Now here's the photo of her from Baghdad television, this morning, talking about her release:


I'm not assuming a case of Stockholm Syndrome here, necessarily. But there's definitely more here than meets the eye.

UPDATE: This is good to hear (hat tip: Powerline):
Carroll arrived at the Ramstein Air Base in southwestern Germany on Saturday from Balad Air Base in Baghdad. She strongly disavowed statements she had made during captivity in Iraq and shortly after her release, saying she had been repeatedly threatened.

In a video recorded before she was freed and posted by her captors on an Islamist Web site, Carroll spoke out against the U.S. military presence. On Saturday, she said the recording was made under duress.

"During my last night in captivity, my captors forced me to participate in a propaganda video. They told me I would be released if I cooperated. I was living in a threatening environment, under their control, and wanted to go home alive. So I agreed," she said in a statement.

"Things that I was forced to say while captive are now being taken by some as an accurate reflection of my personal views. They are not."

...

In the statement, Carroll also disavowed an interview she gave to the Iraqi Islamic Party, a Sunni Arab organization in whose offices she was dropped off upon her release. She said the party had promised her the interview would not be aired "and broke their word."

"At any rate, fearing retribution from my captors, I did not speak freely. Out of fear, I said I wasn't threatened. In fact, I was threatened many times," she said. "Also, at least two false statements about me have been widely aired: One — that I refused to travel and cooperate with the U.S. military, and two — that I refused to discuss my captivity with U.S. officials. Again, neither statement is true."
There's also a new picture:


Okay, so now we know why she looked and spoke the way she did upon her release. This still doesn't explain to me why she was released to begin with... but I'm very glad she was!

UPDATE II: John Noonan at The Officer's Club has some interesting conclusions on this:
Jill Carroll will not be the last Westerner to be kidnapped in Iraq, but she may be the last one released. Kidnapping is the only real way the insurgents can get airtime these days, which is why Jihadi propaganda comes with kneeling captives at their feet. Releasing Carroll was an experiment, one that failed from the insurgency's point of view. Carroll was released and immediately disavowed statements she made in captivity. The insurgents were exposed as a cheap propagandists, and their message was blurred in the celebration surrounding Carroll's return home. Killing a hostage makes a far more drastic statement than releasing one does, which is precisely why we're unlikely to see any more hostages released.
I agree that this was an aberration... and I'd argue that the release itself was a sign of weakness on the part of the kidnappers.

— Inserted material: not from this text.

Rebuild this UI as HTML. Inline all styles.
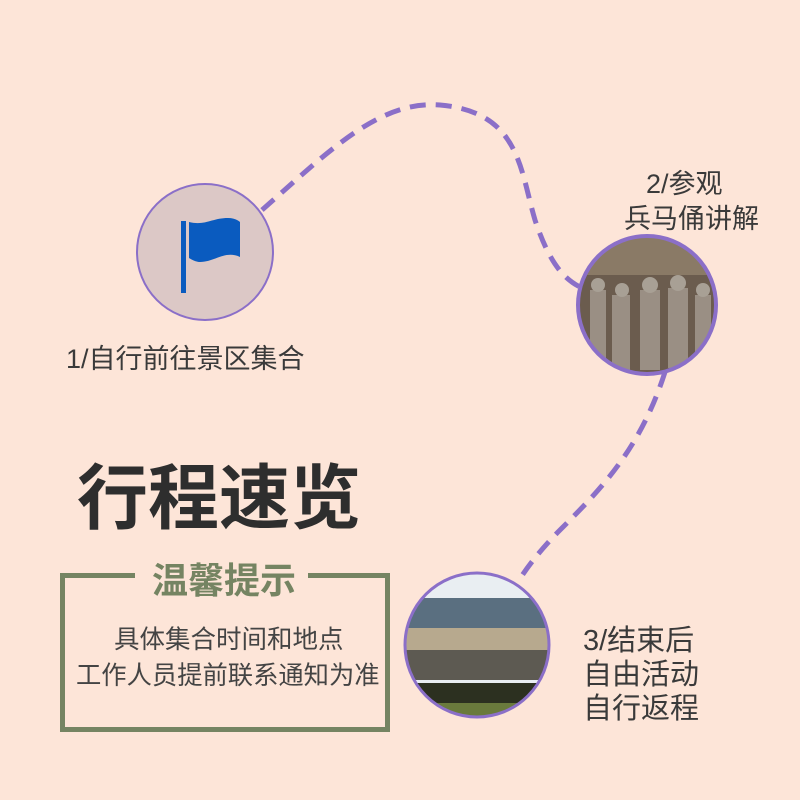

And that has its own consequences. If it becomes generally understood that future captives will be killed, then future captives will have nothing to lose; they become kamikazes. (Remember Todd Beamer?)

Of course, it's also possible that people will draw the opposite conclusion: the terrorists have let one captive go, maybe now they'll let others go too. That would, in my opinion, be a serious mistake, one for which people could pay with their lives.And given the willful blindness we've seen from so much of the Journalist Class lately, I fear very much that we'll see other journalists taking unnecessary risks, emboldened by Ms. Carroll's release... and paying the price for their naivete.